• [Stated task] Copy exactly the lines from the beginning of the data down to and including the line holding "const offsets = [-0.3, -0.1, 0.1, 0.3];", without any pictures.

....

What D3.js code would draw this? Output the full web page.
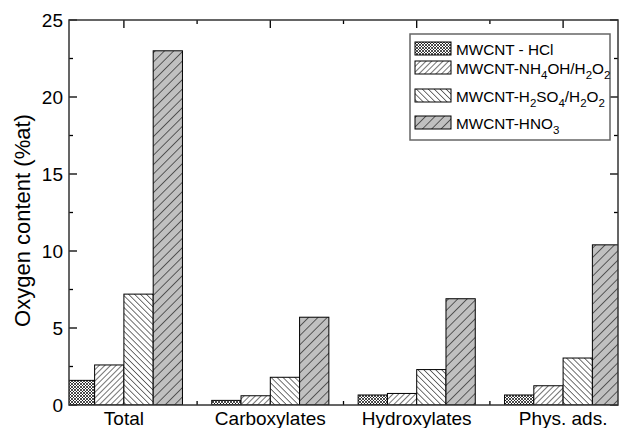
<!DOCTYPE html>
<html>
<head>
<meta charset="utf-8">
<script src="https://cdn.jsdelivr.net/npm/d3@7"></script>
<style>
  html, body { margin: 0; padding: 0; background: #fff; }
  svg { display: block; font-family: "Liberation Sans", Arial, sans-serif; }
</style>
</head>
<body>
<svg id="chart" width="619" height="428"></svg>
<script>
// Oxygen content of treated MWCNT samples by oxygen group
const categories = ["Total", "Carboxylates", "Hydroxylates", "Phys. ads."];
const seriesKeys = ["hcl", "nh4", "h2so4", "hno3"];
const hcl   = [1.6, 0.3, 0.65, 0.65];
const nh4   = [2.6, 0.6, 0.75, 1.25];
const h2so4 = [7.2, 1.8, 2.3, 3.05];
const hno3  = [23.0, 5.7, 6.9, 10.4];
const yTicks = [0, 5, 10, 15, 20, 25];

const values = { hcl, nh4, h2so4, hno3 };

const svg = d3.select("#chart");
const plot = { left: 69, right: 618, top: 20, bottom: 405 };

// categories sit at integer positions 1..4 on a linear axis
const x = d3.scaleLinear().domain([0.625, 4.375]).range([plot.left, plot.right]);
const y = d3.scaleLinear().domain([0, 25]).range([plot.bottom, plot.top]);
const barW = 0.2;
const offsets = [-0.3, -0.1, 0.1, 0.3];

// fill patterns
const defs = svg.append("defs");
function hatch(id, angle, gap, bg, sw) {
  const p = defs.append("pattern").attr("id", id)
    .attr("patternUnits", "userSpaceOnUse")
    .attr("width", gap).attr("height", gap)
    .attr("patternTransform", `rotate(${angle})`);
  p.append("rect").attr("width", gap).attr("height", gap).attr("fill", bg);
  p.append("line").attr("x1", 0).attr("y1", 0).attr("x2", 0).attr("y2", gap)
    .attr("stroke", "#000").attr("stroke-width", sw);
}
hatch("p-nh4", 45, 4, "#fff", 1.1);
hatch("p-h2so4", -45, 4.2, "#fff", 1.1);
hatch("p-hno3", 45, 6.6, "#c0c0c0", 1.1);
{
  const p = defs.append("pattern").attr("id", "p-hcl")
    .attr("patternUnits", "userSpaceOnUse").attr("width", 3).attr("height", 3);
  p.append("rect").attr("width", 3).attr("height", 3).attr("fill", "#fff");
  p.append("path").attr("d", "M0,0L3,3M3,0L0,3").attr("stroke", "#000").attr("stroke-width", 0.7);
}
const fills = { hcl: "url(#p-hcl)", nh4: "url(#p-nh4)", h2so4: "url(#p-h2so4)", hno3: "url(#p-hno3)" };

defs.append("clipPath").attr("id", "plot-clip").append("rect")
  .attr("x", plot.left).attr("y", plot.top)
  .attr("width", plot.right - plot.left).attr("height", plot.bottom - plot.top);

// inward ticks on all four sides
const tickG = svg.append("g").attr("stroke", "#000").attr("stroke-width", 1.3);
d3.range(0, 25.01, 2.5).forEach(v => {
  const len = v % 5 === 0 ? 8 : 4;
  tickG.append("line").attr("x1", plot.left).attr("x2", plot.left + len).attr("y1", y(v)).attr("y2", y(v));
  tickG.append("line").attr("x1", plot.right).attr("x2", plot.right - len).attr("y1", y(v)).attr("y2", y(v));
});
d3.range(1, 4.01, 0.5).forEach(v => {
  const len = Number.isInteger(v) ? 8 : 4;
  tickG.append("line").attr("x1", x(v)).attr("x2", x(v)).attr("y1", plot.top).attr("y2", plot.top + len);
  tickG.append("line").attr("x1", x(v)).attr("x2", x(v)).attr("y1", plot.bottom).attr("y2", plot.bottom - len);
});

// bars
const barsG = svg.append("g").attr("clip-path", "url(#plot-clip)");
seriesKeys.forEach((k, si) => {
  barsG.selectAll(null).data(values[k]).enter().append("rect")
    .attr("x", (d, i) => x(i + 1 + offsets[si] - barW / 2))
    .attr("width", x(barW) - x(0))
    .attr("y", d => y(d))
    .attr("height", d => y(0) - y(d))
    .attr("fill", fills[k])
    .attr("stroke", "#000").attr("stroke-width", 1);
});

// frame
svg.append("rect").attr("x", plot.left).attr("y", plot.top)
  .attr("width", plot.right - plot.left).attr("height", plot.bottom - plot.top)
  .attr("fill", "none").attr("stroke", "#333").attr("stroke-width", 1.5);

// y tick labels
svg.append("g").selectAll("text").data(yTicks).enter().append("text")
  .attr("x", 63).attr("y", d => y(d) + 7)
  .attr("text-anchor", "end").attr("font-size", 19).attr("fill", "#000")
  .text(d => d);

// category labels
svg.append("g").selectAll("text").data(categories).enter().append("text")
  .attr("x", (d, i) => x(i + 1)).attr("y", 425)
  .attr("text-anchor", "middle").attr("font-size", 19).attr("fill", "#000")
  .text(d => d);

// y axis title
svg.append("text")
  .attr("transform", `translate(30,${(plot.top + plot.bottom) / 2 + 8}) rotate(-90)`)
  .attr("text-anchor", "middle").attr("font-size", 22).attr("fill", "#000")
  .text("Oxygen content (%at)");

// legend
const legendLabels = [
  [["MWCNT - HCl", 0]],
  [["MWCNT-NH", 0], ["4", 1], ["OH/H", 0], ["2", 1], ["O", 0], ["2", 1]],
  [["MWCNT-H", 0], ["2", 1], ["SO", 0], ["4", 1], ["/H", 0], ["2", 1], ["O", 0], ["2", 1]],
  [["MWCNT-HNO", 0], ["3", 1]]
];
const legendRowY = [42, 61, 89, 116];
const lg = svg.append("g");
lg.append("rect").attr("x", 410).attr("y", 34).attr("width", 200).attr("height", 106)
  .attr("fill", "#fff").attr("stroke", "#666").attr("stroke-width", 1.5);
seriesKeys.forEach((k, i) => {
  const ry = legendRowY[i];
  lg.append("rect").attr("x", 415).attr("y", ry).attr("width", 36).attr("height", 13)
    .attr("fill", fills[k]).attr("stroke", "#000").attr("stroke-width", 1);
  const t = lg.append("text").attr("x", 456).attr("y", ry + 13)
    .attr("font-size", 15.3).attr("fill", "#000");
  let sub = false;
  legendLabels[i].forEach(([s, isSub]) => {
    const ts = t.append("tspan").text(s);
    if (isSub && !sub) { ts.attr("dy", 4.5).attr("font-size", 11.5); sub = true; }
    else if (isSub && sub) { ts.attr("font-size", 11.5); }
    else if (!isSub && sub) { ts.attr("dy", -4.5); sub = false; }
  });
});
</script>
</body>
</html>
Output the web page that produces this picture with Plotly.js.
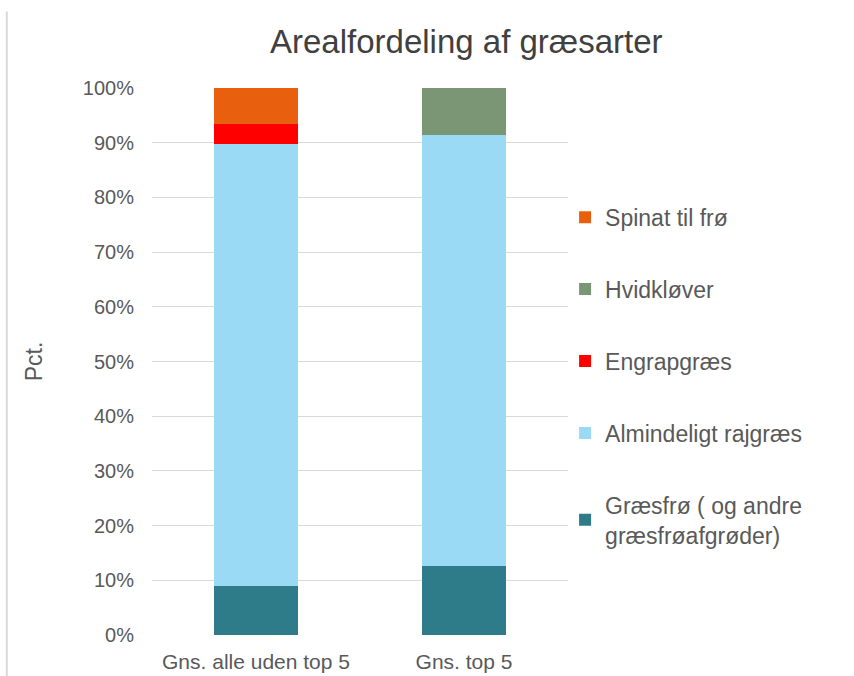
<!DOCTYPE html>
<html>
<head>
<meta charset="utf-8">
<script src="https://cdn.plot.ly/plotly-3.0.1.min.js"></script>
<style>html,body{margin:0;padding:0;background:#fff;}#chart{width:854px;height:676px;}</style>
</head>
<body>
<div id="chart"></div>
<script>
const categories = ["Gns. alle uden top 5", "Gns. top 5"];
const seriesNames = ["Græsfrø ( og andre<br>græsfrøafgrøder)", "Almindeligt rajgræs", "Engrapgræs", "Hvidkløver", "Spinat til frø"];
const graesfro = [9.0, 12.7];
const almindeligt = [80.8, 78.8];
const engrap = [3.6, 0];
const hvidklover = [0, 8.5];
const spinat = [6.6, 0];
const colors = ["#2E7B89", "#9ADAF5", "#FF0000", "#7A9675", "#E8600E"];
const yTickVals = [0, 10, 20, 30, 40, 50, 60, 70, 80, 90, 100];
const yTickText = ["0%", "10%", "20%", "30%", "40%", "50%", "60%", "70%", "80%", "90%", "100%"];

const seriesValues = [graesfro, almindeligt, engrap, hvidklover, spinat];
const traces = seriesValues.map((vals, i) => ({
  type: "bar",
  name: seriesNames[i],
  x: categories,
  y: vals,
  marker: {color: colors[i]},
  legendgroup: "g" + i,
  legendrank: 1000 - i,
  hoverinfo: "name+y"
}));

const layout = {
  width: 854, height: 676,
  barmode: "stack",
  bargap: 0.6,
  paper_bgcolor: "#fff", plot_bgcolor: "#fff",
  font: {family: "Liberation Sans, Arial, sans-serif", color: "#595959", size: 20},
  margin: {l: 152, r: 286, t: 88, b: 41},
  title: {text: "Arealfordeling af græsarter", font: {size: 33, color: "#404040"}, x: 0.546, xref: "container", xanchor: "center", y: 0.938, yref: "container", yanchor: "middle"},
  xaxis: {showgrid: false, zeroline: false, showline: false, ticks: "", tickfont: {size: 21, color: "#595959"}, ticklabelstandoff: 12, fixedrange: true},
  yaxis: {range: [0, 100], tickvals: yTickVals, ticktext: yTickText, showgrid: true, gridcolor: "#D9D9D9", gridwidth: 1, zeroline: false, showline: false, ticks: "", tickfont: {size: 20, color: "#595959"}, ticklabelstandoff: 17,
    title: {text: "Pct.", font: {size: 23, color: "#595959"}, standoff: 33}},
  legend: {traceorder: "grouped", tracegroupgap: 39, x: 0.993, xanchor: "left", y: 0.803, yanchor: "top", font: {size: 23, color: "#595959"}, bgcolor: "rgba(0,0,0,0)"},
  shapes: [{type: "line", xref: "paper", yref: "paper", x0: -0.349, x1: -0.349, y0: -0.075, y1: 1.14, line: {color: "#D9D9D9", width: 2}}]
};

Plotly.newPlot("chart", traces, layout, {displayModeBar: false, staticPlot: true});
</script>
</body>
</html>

....

• [Reply]
What D3.js code would draw this? Output the full web page.
<!DOCTYPE html>
<html>
<head>
<meta charset="utf-8">
<script src="https://cdn.jsdelivr.net/npm/d3@7"></script>
<style>
  html, body { margin: 0; padding: 0; background: #fff; }
  svg { display: block; font-family: "Liberation Sans", Arial, sans-serif; }
</style>
</head>
<body>
<svg id="chart" width="619" height="428"></svg>
<script>
// Oxygen content of treated MWCNT samples by oxygen group
const categories = ["Total", "Carboxylates", "Hydroxylates", "Phys. ads."];
const seriesKeys = ["hcl", "nh4", "h2so4", "hno3"];
const hcl   = [1.6, 0.3, 0.65, 0.65];
const nh4   = [2.6, 0.6, 0.75, 1.25];
const h2so4 = [7.2, 1.8, 2.3, 3.05];
const hno3  = [23.0, 5.7, 6.9, 10.4];
const yTicks = [0, 5, 10, 15, 20, 25];

const values = { hcl, nh4, h2so4, hno3 };

const svg = d3.select("#chart");
const plot = { left: 69, right: 618, top: 20, bottom: 405 };

// categories sit at integer positions 1..4 on a linear axis
const x = d3.scaleLinear().domain([0.625, 4.375]).range([plot.left, plot.right]);
const y = d3.scaleLinear().domain([0, 25]).range([plot.bottom, plot.top]);
const barW = 0.2;
const offsets = [-0.3, -0.1, 0.1, 0.3];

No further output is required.